Hallwalls Contemporary Arts Center (341 Delaware Ave., Buffalo, NY 14202)
Join us for Scholars@Hallwalls! Complimentary wine and light fare are served for a brief, pre-talk mingling session.
4:00pm | Mingling
4:15pm | Introductions and featured talk followed by Q+A
We hope you'll join us in-person for the good camaraderie and conversation, but you can also livestream the event via the Hallwalls website.
Mazzolini’s talk looks how the Three Mile Island nuclear power plant accident got situated in culture, via the film The China Syndrome, whose theatrical release preceded the accident by twelve days, and via objects such as cooling tower-shaped lamps and mugs circulated in the wake of the plant’s proposed re-opening. Though they seem clearly polemical and broadly kitschy respectively, the film and these ephemera were caught within tangles of misunderstanding. Mazzolini untangles these misunderstandings and uses them to frame rhetoric around energy consumption and production, and to argue for treating human attention as an energetic resource.

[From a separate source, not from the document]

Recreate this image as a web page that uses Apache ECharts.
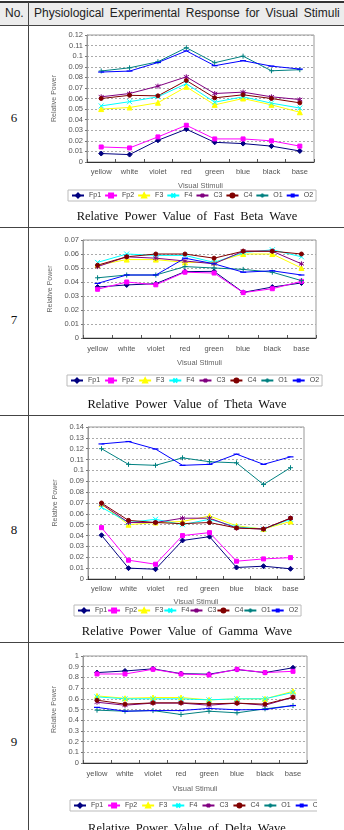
<!DOCTYPE html>
<html>
<head>
<meta charset="utf-8">
<script src="https://cdn.jsdelivr.net/npm/echarts@6/dist/echarts.min.js"></script>
<style>
    body {
        width: 344px;
        height: 830px;
        margin: 0;
        position: relative;
        overflow: hidden;
        background: #fff;
        font-family: 'Liberation Sans', Arial, sans-serif;
        color: #222;
    }
    .line { position: absolute; background: #444; }
    .header-bg { position: absolute; left: 0; top: 2px; width: 344px; height: 23px; background: #ececec; }
    .head { position: absolute; top: 6px; font-size: 12px; line-height: 15px; color: #222; white-space: nowrap; }
    .rownum { position: absolute; left: 0; width: 28px; text-align: center; font-family: 'Liberation Serif', 'DejaVu Serif', serif; font-size: 13px; color: #111; }
    .clip { position: absolute; left: 30px; overflow: hidden; }
    .chart { width: 314px; }
    .caption {
        position: absolute; left: 30px; width: 314px; text-align: center; white-space: nowrap;
        font-family: 'Liberation Serif', 'DejaVu Serif', serif; font-size: 12.5px; word-spacing: 3px; color: #111;
    }
</style>
</head>
<body>
<div class="header-bg"></div>
<div class="line" style="left:0;top:1px;width:344px;height:2px;background:#333"></div>
<div class="line" style="left:0;top:25px;width:344px;height:1px"></div>
<div class="line" style="left:28px;top:2px;width:1px;height:830px"></div>
<div class="line" style="left:0;top:227px;width:344px;height:1px"></div>
<div class="line" style="left:0;top:415px;width:344px;height:1px"></div>
<div class="line" style="left:0;top:642px;width:344px;height:1px"></div>

<div class="head" style="left:5px">No.</div>
<div class="head" style="left:34px;word-spacing:2.5px">Physiological Experimental Response for Visual Stimuli</div>

<div class="rownum" style="top:110px">6</div>
<div class="rownum" style="top:312px">7</div>
<div class="rownum" style="top:522px">8</div>
<div class="rownum" style="top:734px">9</div>

<div class="clip" style="top:26px;width:314px;height:200px"><div id="c1" class="chart" style="height:200px"></div></div>
<div class="clip" style="top:228px;width:314px;height:187px"><div id="c2" class="chart" style="height:187px"></div></div>
<div class="clip" style="top:416px;width:277px;height:226px"><div id="c3" class="chart" style="height:226px"></div></div>
<div class="clip" style="top:643px;width:287px;height:187px"><div id="c4" class="chart" style="height:187px"></div></div>

<div class="caption" style="top:209px">Relative Power Value of Fast Beta Wave</div>
<div class="caption" style="top:397px">Relative Power Value of Theta Wave</div>
<div class="caption" style="top:624px">Relative Power Value of Gamma Wave</div>
<div class="caption" style="top:821px">Relative Power Value of Delta Wave</div>

<script type="text/javascript">
// visual stimuli on the x axis
var stimuli = ['yellow', 'white', 'violet', 'red', 'green', 'blue', 'black', 'base'];
// electrode channels, one line each
var channels = ['Fp1', 'Fp2', 'F3', 'F4', 'C3', 'C4', 'O1', 'O2'];
var colors = ['#000080', '#ff00ff', '#ffff00', '#00ffff', '#800080', '#800000', '#008080', '#0000ff'];

// values per channel (same order as channels)
var fastBeta = [
    [0.008, 0.007, 0.0205, 0.031, 0.0186, 0.0174, 0.015, 0.0104],
    [0.0142, 0.0133, 0.0237, 0.0347, 0.0218, 0.0218, 0.020, 0.015],
    [0.050, 0.0515, 0.056, 0.071, 0.054, 0.060, 0.054, 0.047],
    [0.053, 0.057, 0.0616, 0.074, 0.0565, 0.0616, 0.0556, 0.051],
    [0.0616, 0.0647, 0.0717, 0.0805, 0.0647, 0.066, 0.0616, 0.059],
    [0.060, 0.063, 0.0625, 0.077, 0.0606, 0.0635, 0.060, 0.0559],
    [0.086, 0.089, 0.0947, 0.108, 0.0938, 0.100, 0.0862, 0.0872],
    [0.085, 0.0859, 0.094, 0.105, 0.091, 0.0957, 0.0906, 0.0878]
];
var theta = [
    [0.0364, 0.0379, 0.0388, 0.0474, 0.0476, 0.0326, 0.0364, 0.0393],
    [0.0348, 0.0400, 0.0380, 0.0470, 0.0464, 0.0324, 0.0352, 0.0405],
    [0.052, 0.056, 0.056, 0.054, 0.054, 0.060, 0.060, 0.050],
    [0.054, 0.060, 0.059, 0.059, 0.054, 0.061, 0.063, 0.058],
    [0.051, 0.058, 0.057, 0.055, 0.053, 0.062, 0.062, 0.053],
    [0.052, 0.058, 0.060, 0.060, 0.057, 0.062, 0.062, 0.060],
    [0.043, 0.045, 0.045, 0.051, 0.050, 0.049, 0.047, 0.041],
    [0.039, 0.045, 0.045, 0.057, 0.053, 0.047, 0.048, 0.045]
];
var gamma = [
    [0.0403, 0.010, 0.009, 0.0355, 0.039, 0.0106, 0.0118, 0.0094],
    [0.0473, 0.0173, 0.0136, 0.040, 0.0427, 0.0164, 0.0185, 0.0197],
    [0.069, 0.050, 0.052, 0.053, 0.058, 0.049, 0.046, 0.053],
    [0.066, 0.052, 0.055, 0.050, 0.055, 0.048, 0.046, 0.055],
    [0.069, 0.052, 0.052, 0.056, 0.056, 0.047, 0.046, 0.056],
    [0.070, 0.054, 0.052, 0.051, 0.052, 0.047, 0.046, 0.056],
    [0.120, 0.1056, 0.1047, 0.1116, 0.108, 0.107, 0.087, 0.1025],
    [0.1244, 0.1266, 0.1197, 0.1047, 0.1056, 0.115, 0.1056, 0.1125]
];
var delta = [
    [0.845, 0.86, 0.88, 0.835, 0.83, 0.873, 0.845, 0.89],
    [0.832, 0.832, 0.876, 0.832, 0.823, 0.876, 0.845, 0.857],
    [0.627, 0.605, 0.612, 0.612, 0.59, 0.60, 0.60, 0.67],
    [0.618, 0.60, 0.60, 0.60, 0.59, 0.60, 0.60, 0.66],
    [0.568, 0.54, 0.56, 0.56, 0.54, 0.56, 0.54, 0.615],
    [0.587, 0.55, 0.562, 0.562, 0.553, 0.559, 0.55, 0.615],
    [0.494, 0.484, 0.49, 0.453, 0.484, 0.469, 0.506, 0.537],
    [0.52, 0.484, 0.49, 0.49, 0.51, 0.497, 0.50, 0.537]
];

// excel-ish markers (paths need a non-flat bounding box)
var symbols = [
    'diamond', 'rect', 'triangle',
    'path://M0,0L10,10M10,0L0,10',
    'path://M5,0L5,10M0,2L10,8M10,2L0,8',
    'circle',
    'path://M5,0L5,10M0,5L10,5',
    'path://M0,4L10,4L10,6L0,6Z'
];
var symbolSizes = [5, 4, 5, 5, 5, 4, 5, [6, 1.2]];

function buildChart(id, values, yMax, yStep, layout) {
    var chart = echarts.init(document.getElementById(id));
    var series = channels.map(function (name, i) {
        return {
            name: name,
            type: 'line',
            data: values[i],
            symbol: symbols[i],
            symbolSize: symbolSizes[i],
            showSymbol: true,
            lineStyle: { color: colors[i], width: 1 },
            itemStyle: { color: colors[i], borderColor: colors[i], borderWidth: i === 7 ? 0 : 1 },
            emphasis: { disabled: true },
            animation: false
        };
    });
    chart.setOption({
        animation: false,
        textStyle: { fontFamily: "'Liberation Sans', Arial, sans-serif" },
        grid: {
            left: layout.left, top: layout.top, width: layout.width, height: layout.height,
            show: true, borderColor: '#999', borderWidth: 1
        },
        legend: {
            left: layout.legendLeft, top: layout.legendTop,
            data: channels,
            itemWidth: 12, itemHeight: 5, itemGap: layout.legendGap,
            padding: [2, 3],
            borderColor: '#bbb', borderWidth: 1,
            textStyle: { fontSize: 7, color: '#444' }
        },
        xAxis: {
            type: 'category',
            data: stimuli,
            boundaryGap: true,
            name: 'Visual Stimuli',
            nameLocation: 'middle',
            nameGap: layout.xNameGap,
            nameTextStyle: { fontSize: 7.5, color: '#666' },
            axisLine: { lineStyle: { color: '#333', width: 1 } },
            axisTick: { show: true, inside: true, length: 3, lineStyle: { color: '#555' } },
            axisLabel: { fontSize: 7.5, color: '#555', margin: layout.labelMargin, interval: 0 }
        },
        yAxis: {
            type: 'value',
            min: 0, max: yMax, interval: yStep,
            name: 'Relative Power',
            nameLocation: 'middle',
            nameGap: layout.yNameGap,
            nameTextStyle: { fontSize: 7, color: '#666' },
            axisLine: { show: true, lineStyle: { color: '#999' } },
            axisTick: { show: true, length: 2, lineStyle: { color: '#777' } },
            axisLabel: {
                fontSize: 7.5, color: '#555', margin: 4,
                formatter: function (v) { return String(+v.toFixed(2)); }
            },
            splitLine: { lineStyle: { color: '#aaa', type: [2, 2], width: 1 } }
        },
        series: series
    });
}

buildChart('c1', fastBeta, 0.12, 0.01, {
    left: 57, top: 9, width: 227, height: 127,
    legendLeft: 38, legendTop: 164, legendGap: 3, xNameGap: 20, labelMargin: 6, yNameGap: 26
});
buildChart('c2', theta, 0.07, 0.01, {
    left: 53, top: 12, width: 233, height: 98,
    legendLeft: 37, legendTop: 147, legendGap: 4, xNameGap: 21, labelMargin: 7, yNameGap: 26
});
buildChart('c3', gamma, 0.14, 0.01, {
    left: 58, top: 11, width: 216, height: 152,
    legendLeft: 44, legendTop: 189, legendGap: 0, xNameGap: 18, labelMargin: 6, yNameGap: 22
});
buildChart('c4', delta, 1, 0.1, {
    left: 53, top: 13, width: 224, height: 107,
    legendLeft: 40, legendTop: 157, legendGap: 4, xNameGap: 22, labelMargin: 7, yNameGap: 22
});
</script>
</body>
</html>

Elizabeth Mazzolini is currently at work on a book project called “American Toxic,” which offers a material history of communication about toxicity during three coincidental poisoning events: as American smoking rates peaked in the late 1970s, an industrial dump at Love Canal in New York was discovered, and the nuclear power plant at Three Mile Island in Pennsylvania nearly melted down. “American Toxic” investigates, via these foundational events, how toxicity moves rhetorically through culture as well as physically through communities, circulating back and forth between discourse and bodies.